From moth-eating bats to grass guzzling pigs, we’ve rounded up 10 of the animals most commonly used by wineries as trusty vineyard helpers.


Green-fingered Chilean estate Cono Sur has long employed a gaggle of geese to act as pest controllers. The company currently has over 1,000 of the birds roaming free among its vines, where they’re more than happy to gobble up grape-eating beetles that would otherwise make good headway into the harvest.



French estates, including Domaine Laroche, are calling on the help of ravenous moth-eating bats to help them tackle the issue of grey rot in their vineyards via bat-friendly habitats. Pipistrelle bats are great night hunters with an insatiable appetite, so are being used to hoover up European grapevine moths that cause grey rot, to help to eradicate the vine pests.


Babydoll sheep

 In addition to looking utterly adorable, Babydoll sheep are being used by the likes of Yealands in Marlborough and Nyetimber in West Sussex as eco-friendly lawnmowers. Yealands has enlisted the help of over 1,000 of the grass-guzzling, weed-eating wooly jumpers, who are free to roam the estate’s vineyards at will.


Andalusian terriers

More of a winery that an vineyard helper, earlier this month the Ratonero Bodeguero Andaluz, a Spanish breed of terrier known for keeping cellars in Jerez free of mice and rats, was awarded protected status in the Andalusian city. The breed came into being in the 18th century when English wine merchants settling in Jerez brought ancestors of Fox Terriers over from Britain and crossed them with local rat-hunting dogs.


Kunekune pigs

Another furry friend used by Yealands Estate in New Zealand are Kunekune pigs, which are proving to be excellent lawn mowers and weed munchers without massacring the soil. While some may worry about the greedy piglets snaffling up the grapes, their diminutive size means they’re too tiny to be able to reach them.


Horses and mules

A number of wineries are going back to basics and are employing mules and horses to plough their vineyards in place of soil-compacting tractors.
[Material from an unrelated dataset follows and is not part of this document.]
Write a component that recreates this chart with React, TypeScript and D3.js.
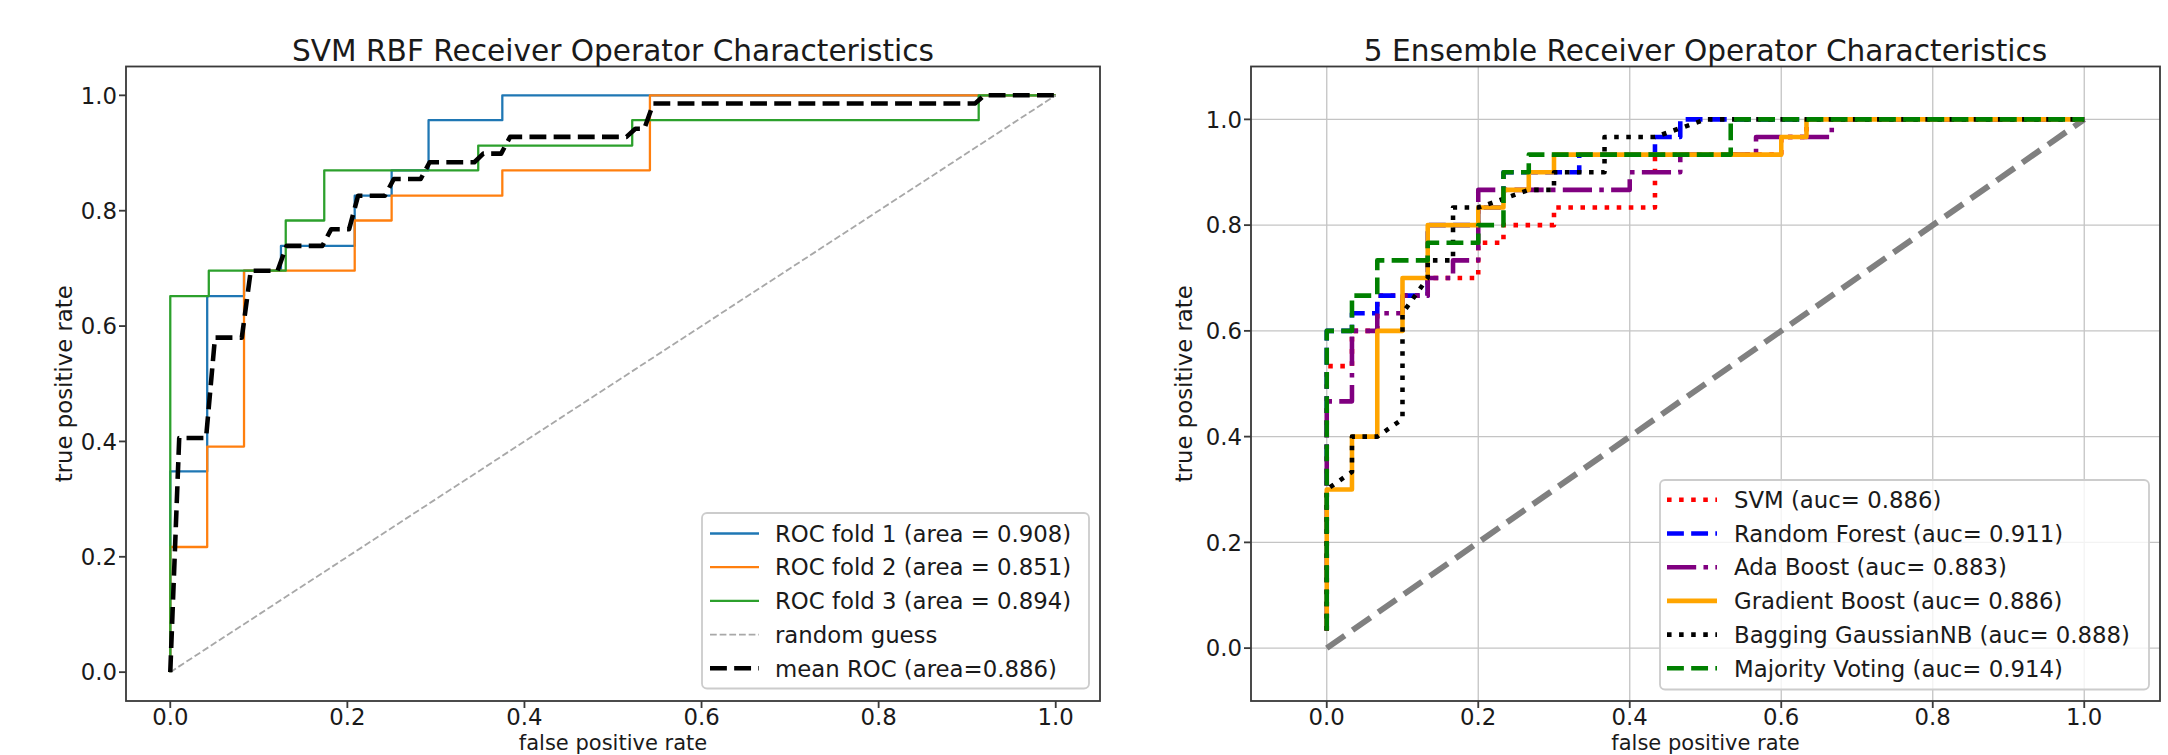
import React, { useEffect } from "react";
import * as d3 from "d3";

// ---------- data (left: SVM RBF cross-validation folds) ----------
const TICKS = [0, 0.2, 0.4, 0.6, 0.8, 1.0];
const TICK_LABELS = ["0.0", "0.2", "0.4", "0.6", "0.8", "1.0"];

const fold1Fpr = [0, 0, 0.0417, 0.0417, 0.0833, 0.0833, 0.125, 0.125, 0.2083, 0.2083, 0.25, 0.25, 0.2917, 0.2917, 0.375, 0.375, 1];
const fold1Tpr = [0, 0.348, 0.348, 0.652, 0.652, 0.696, 0.696, 0.739, 0.739, 0.826, 0.826, 0.870, 0.870, 0.957, 0.957, 1, 1];

const fold2Fpr = [0, 0, 0.0417, 0.0417, 0.0833, 0.0833, 0.2083, 0.2083, 0.25, 0.25, 0.375, 0.375, 0.5417, 0.5417, 1];
const fold2Tpr = [0, 0.217, 0.217, 0.391, 0.391, 0.696, 0.696, 0.783, 0.783, 0.826, 0.826, 0.870, 0.870, 1, 1];

const fold3Fpr = [0, 0, 0.0435, 0.0435, 0.1304, 0.1304, 0.1739, 0.1739, 0.3478, 0.3478, 0.5217, 0.5217, 0.913, 0.913, 1];
const fold3Tpr = [0, 0.652, 0.652, 0.696, 0.696, 0.783, 0.783, 0.870, 0.870, 0.913, 0.913, 0.957, 0.957, 1, 1];

const meanFpr = [0, 0.0101, 0.0404, 0.0505, 0.0808, 0.0909, 0.1212, 0.1313, 0.1717, 0.1818, 0.202, 0.2121, 0.2424, 0.2525, 0.2828, 0.2929, 0.3434, 0.3535, 0.3737, 0.3838, 0.5152, 0.5253, 0.5354, 0.5455, 0.9091, 0.9192, 1];
const meanTpr = [0, 0.406, 0.406, 0.580, 0.580, 0.696, 0.696, 0.739, 0.739, 0.768, 0.768, 0.826, 0.826, 0.855, 0.855, 0.884, 0.884, 0.899, 0.899, 0.928, 0.928, 0.942, 0.942, 0.986, 0.986, 1, 1];

const guessFpr = [0, 1];
const guessTpr = [0, 1];

const leftLabels = [
  "ROC fold 1 (area = 0.908)",
  "ROC fold 2 (area = 0.851)",
  "ROC fold 3 (area = 0.894)",
  "random guess",
  "mean ROC (area=0.886)",
];

// ---------- data (right: ensemble comparison) ----------
const svmFpr = [0, 0, 0.0333, 0.0333, 0.0667, 0.0667, 0.1333, 0.1333, 0.2, 0.2, 0.2333, 0.2333, 0.3, 0.3, 0.4333, 0.4333, 0.6, 0.6, 0.6333, 0.6333, 1];
const svmTpr = [0.0333, 0.5333, 0.5333, 0.6, 0.6, 0.6667, 0.6667, 0.7, 0.7, 0.7667, 0.7667, 0.8, 0.8, 0.8333, 0.8333, 0.9333, 0.9333, 0.9667, 0.9667, 1, 1];

const rfFpr = [0, 0, 0.0333, 0.0333, 0.0667, 0.0667, 0.1333, 0.1333, 0.2, 0.2, 0.2333, 0.2333, 0.3333, 0.3333, 0.4333, 0.4333, 0.4667, 0.4667, 1];
const rfTpr = [0.0333, 0.6, 0.6, 0.6333, 0.6333, 0.6667, 0.6667, 0.8, 0.8, 0.8333, 0.8333, 0.9, 0.9, 0.9333, 0.9333, 0.9667, 0.9667, 1, 1];

const adaFpr = [0, 0, 0.0333, 0.0333, 0.0667, 0.0667, 0.1, 0.1, 0.1333, 0.1333, 0.1667, 0.1667, 0.2, 0.2, 0.4, 0.4, 0.4667, 0.4667, 0.5667, 0.5667, 0.6667, 0.6667, 1];
const adaTpr = [0.0333, 0.4667, 0.4667, 0.6, 0.6, 0.6333, 0.6333, 0.6667, 0.6667, 0.7, 0.7, 0.7333, 0.7333, 0.8667, 0.8667, 0.9, 0.9, 0.9333, 0.9333, 0.9667, 0.9667, 1, 1];

const gbFpr = [0, 0, 0.0333, 0.0333, 0.0667, 0.0667, 0.1, 0.1, 0.1333, 0.1333, 0.2, 0.2, 0.2333, 0.2333, 0.2667, 0.2667, 0.3, 0.3, 0.6, 0.6, 0.6333, 0.6333, 1];
const gbTpr = [0.0333, 0.3, 0.3, 0.4, 0.4, 0.6, 0.6, 0.7, 0.7, 0.8, 0.8, 0.8333, 0.8333, 0.8667, 0.8667, 0.9, 0.9, 0.9333, 0.9333, 0.9667, 0.9667, 1, 1];

const bagFpr = [0, 0, 0.0333, 0.0333, 0.0667, 0.1, 0.1, 0.1333, 0.1333, 0.1667, 0.1667, 0.2, 0.2667, 0.3, 0.3, 0.3667, 0.3667, 0.4333, 0.5, 1];
const bagTpr = [0.0333, 0.3, 0.3333, 0.4, 0.4, 0.4333, 0.6333, 0.7, 0.7333, 0.7333, 0.8333, 0.8333, 0.8667, 0.8667, 0.9, 0.9, 0.9667, 0.9667, 1, 1];

const mvFpr = [0, 0, 0.0333, 0.0333, 0.0667, 0.0667, 0.1333, 0.1333, 0.2, 0.2, 0.2333, 0.2333, 0.2667, 0.2667, 0.5333, 0.5333, 1];
const mvTpr = [0.0333, 0.6, 0.6, 0.6667, 0.6667, 0.7333, 0.7333, 0.7667, 0.7667, 0.8, 0.8, 0.9, 0.9, 0.9333, 0.9333, 1, 1];

const diagFpr = [0, 1];
const diagTpr = [0, 1];

const rightLabels = [
  "SVM (auc= 0.886)",
  "Random Forest (auc= 0.911)",
  "Ada Boost (auc= 0.883)",
  "Gradient Boost (auc= 0.886)",
  "Bagging GaussianNB (auc= 0.888)",
  "Majority Voting (auc= 0.914)",
];

// ---------- styling ----------
const FONT = "DejaVu Sans";
const FS = 22.8;
const XLABEL_FS = 21;
const TITLE_FS = 29.6;
const TEXT = "#1a1a1a";
const PT = 2.28; // px per point

type Style = { color: string; width: number; dash?: string };

const leftStyles: Style[] = [
  { color: "#1f77b4", width: 1 * PT },
  { color: "#ff7f0e", width: 1 * PT },
  { color: "#2ca02c", width: 1 * PT },
  { color: "#a8a8a8", width: 0.8 * PT, dash: `${3.7 * 0.8 * PT} ${1.6 * 0.8 * PT}` },
  { color: "#000000", width: 2 * PT, dash: `${3.7 * 2 * PT} ${1.6 * 2 * PT}` },
];

const LW = 2 * PT;
const rightStyles: Style[] = [
  { color: "#ff0000", width: LW, dash: `${1 * LW} ${1.65 * LW}` },
  { color: "#0000ff", width: LW, dash: `${3.7 * LW} ${1.6 * LW}` },
  { color: "#800080", width: LW, dash: `${6.4 * LW} ${1.6 * LW} ${1 * LW} ${1.6 * LW}` },
  { color: "#ffa500", width: LW },
  { color: "#000000", width: LW, dash: `${1 * LW} ${1.65 * LW}` },
  { color: "#008000", width: LW, dash: `${3.7 * LW} ${1.6 * LW}` },
];
const diagStyle: Style = { color: "#808080", width: 2.6 * PT, dash: `${3.7 * 2.6 * PT} ${1.6 * 2.6 * PT}` };

const W = 2168;
const H = 755;

const zip = (xs: number[], ys: number[]) => xs.map((x, i) => [x, ys[i]] as [number, number]);

function Axes(props: {
  x: d3.ScaleLinear<number, number>;
  y: d3.ScaleLinear<number, number>;
  grid: boolean;
  title: string;
  ylabelX: number;
  clipId: string;
  children?: React.ReactNode;
}) {
  const { x, y, grid, title, ylabelX, clipId, children } = props;
  const [x0, x1] = x.range();
  const [y0, y1] = y.range(); // y0 bottom, y1 top
  const cx = (x0 + x1) / 2;
  const cy = (y0 + y1) / 2;
  return (
    <g>
      <defs>
        <clipPath id={clipId}>
          <rect x={x0} y={y1} width={x1 - x0} height={y0 - y1} />
        </clipPath>
      </defs>
      {grid &&
        TICKS.map((t) => (
          <g key={"g" + t}>
            <line x1={x(t)} x2={x(t)} y1={y1} y2={y0} stroke="#c4c4c4" strokeWidth={1.3} />
            <line x1={x0} x2={x1} y1={y(t)} y2={y(t)} stroke="#c4c4c4" strokeWidth={1.3} />
          </g>
        ))}
      <g clipPath={`url(#${clipId})`}>{children}</g>
      {/* spines */}
      <rect x={x0} y={y1} width={x1 - x0} height={y0 - y1} fill="none" stroke="#3a3a3a" strokeWidth={0.8 * PT} />
      {/* ticks */}
      {TICKS.map((t, i) => (
        <g key={"t" + t}>
          <line x1={x(t)} x2={x(t)} y1={y0} y2={y0 + 7} stroke="#3a3a3a" strokeWidth={0.8 * PT} />
          <text x={x(t)} y={725} textAnchor="middle" fontSize={FS} fontFamily={FONT} fill={TEXT}>
            {TICK_LABELS[i]}
          </text>
          <line x1={x0 - 7} x2={x0} y1={y(t)} y2={y(t)} stroke="#3a3a3a" strokeWidth={0.8 * PT} />
          <text x={x0 - 9} y={y(t)} dy="0.36em" textAnchor="end" fontSize={FS} fontFamily={FONT} fill={TEXT}>
            {TICK_LABELS[i]}
          </text>
        </g>
      ))}
      <text x={cx} y={61} textAnchor="middle" fontSize={TITLE_FS} fontFamily={FONT} fill={TEXT}>
        {title}
      </text>
      <text x={cx} y={750} textAnchor="middle" fontSize={XLABEL_FS} fontFamily={FONT} fill={TEXT}>
        false positive rate
      </text>
      <text
        transform={`translate(${ylabelX},${cy}) rotate(-90)`}
        textAnchor="middle"
        fontSize={FS}
        fontFamily={FONT}
        fill={TEXT}
      >
        true positive rate
      </text>
    </g>
  );
}

function Legend(props: {
  x: number;
  y: number;
  w: number;
  h: number;
  rows: number[];
  handleX: [number, number];
  textX: number;
  labels: string[];
  styles: Style[];
}) {
  const { x, y, w, h, rows, handleX, textX, labels, styles } = props;
  return (
    <g>
      <rect x={x} y={y} width={w} height={h} rx={5} fill="white" fillOpacity={0.8} stroke="#cccccc" strokeWidth={0.8 * PT} />
      {labels.map((lab, i) => (
        <g key={lab}>
          <line
            x1={handleX[0]}
            x2={handleX[1]}
            y1={rows[i]}
            y2={rows[i]}
            stroke={styles[i].color}
            strokeWidth={styles[i].width}
            strokeDasharray={styles[i].dash}
          />
          <text x={textX} y={rows[i]} dy="0.36em" fontSize={FS} fontFamily={FONT} fill={TEXT}>
            {lab}
          </text>
        </g>
      ))}
    </g>
  );
}

export default function App() {
  useEffect(() => {
    document.body.style.margin = "0";
  }, []);

  const xL = d3.scaleLinear().domain([-0.05, 1.05]).range([126, 1100]);
  const yL = d3.scaleLinear().domain([-0.05, 1.05]).range([701, 66.5]);
  const xR = d3.scaleLinear().domain([-0.1, 1.1]).range([1251, 2160]);
  const yR = d3.scaleLinear().domain([-0.1, 1.1]).range([701, 66.5]);

  const lineL = d3.line<[number, number]>().x((d) => xL(d[0])).y((d) => yL(d[1]));
  const lineR = d3.line<[number, number]>().x((d) => xR(d[0])).y((d) => yR(d[1]));

  const leftSeries = [
    zip(fold1Fpr, fold1Tpr),
    zip(fold2Fpr, fold2Tpr),
    zip(fold3Fpr, fold3Tpr),
    zip(guessFpr, guessTpr),
    zip(meanFpr, meanTpr),
  ];
  const rightSeries = [
    zip(svmFpr, svmTpr),
    zip(rfFpr, rfTpr),
    zip(adaFpr, adaTpr),
    zip(gbFpr, gbTpr),
    zip(bagFpr, bagTpr),
    zip(mvFpr, mvTpr),
  ];

  return (
    <div style={{ position: "absolute", left: 0, top: 0, width: W, height: H, background: "white" }}>
      <svg width={W} height={H} viewBox={`0 0 ${W} ${H}`} style={{ display: "block" }}>
        <rect width={W} height={H} fill="white" />
        <Axes x={xL} y={yL} grid={false} title="SVM RBF Receiver Operator Characteristics" ylabelX={72} clipId="clipL">
          {leftSeries.map((s, i) => (
            <path
              key={i}
              d={lineL(s) || ""}
              fill="none"
              stroke={leftStyles[i].color}
              strokeWidth={leftStyles[i].width}
              strokeDasharray={leftStyles[i].dash}
              strokeLinejoin="round"
            />
          ))}
        </Axes>
        <Legend
          x={702}
          y={513}
          w={387}
          h={175.5}
          rows={[533.5, 567.2, 600.9, 634.6, 668.3]}
          handleX={[710, 759]}
          textX={775}
          labels={leftLabels}
          styles={leftStyles}
        />

        <Axes x={xR} y={yR} grid={true} title="5 Ensemble Receiver Operator Characteristics" ylabelX={1192} clipId="clipR">
          <path
            d={lineR(zip(diagFpr, diagTpr)) || ""}
            fill="none"
            stroke={diagStyle.color}
            strokeWidth={diagStyle.width}
            strokeDasharray={diagStyle.dash}
          />
          {rightSeries.map((s, i) => (
            <path
              key={i}
              d={lineR(s) || ""}
              fill="none"
              stroke={rightStyles[i].color}
              strokeWidth={rightStyles[i].width}
              strokeDasharray={rightStyles[i].dash}
              strokeLinejoin="round"
            />
          ))}
        </Axes>
        <Legend
          x={1660}
          y={480}
          w={489}
          h={209.5}
          rows={[499.8, 533.5, 567.2, 600.9, 634.6, 668.3]}
          handleX={[1667, 1717]}
          textX={1734}
          labels={rightLabels}
          styles={rightStyles}
        />
      </svg>
    </div>
  );
}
The practices is proving particularly popular in France where everyone from Gérard Bertrand to Michel Chapoutier is at it. We were lucky enough to meet this marvellous mule at Domaine de Chevalier a few years ago during primeurs week.



With sustainability an increasingly hot topic in the wine world, a growing number of estates, from AR Lenoble in Champagne to Villa Sandi in Italy, are adding beehives to their properties to help increase biodiversity within their vineyards, allowing for a nice little sideline in honey production. Bees help to create a healthier ecosystem for vines, resulting in better quality grapes.



One of the more surprising entries in our line-up, Bodega Chacra in Patagonia has employed an army of armadillos to feast on worm and vine-eating ants at the estate. The mammals use their long, sticky tongues to gobble up the ants, meaning no need for traps. They’re rather partial to grapes too, so need to be watched.


Birds of prey

H is for hawks, which are used by the likes of Gallo and Cakebread Cellars in California to ward off other birds keen on devouring grapes. Starlings are especially guilty of grape guzzling, so hawks and peregrine falcons are used at a number of Napa Valley wineries to scare them away, meaning no need for nets.



At pioneering Chilean estate Emiliana in Casablanca, the winery’s commitment to sustainable viticulture is visible in its army of chickens, which are used to gobble up vine pests, including the vine weevil, which is known for eating vine shoots and roots. The estate also owns a handsome herd of llamas and alpacas.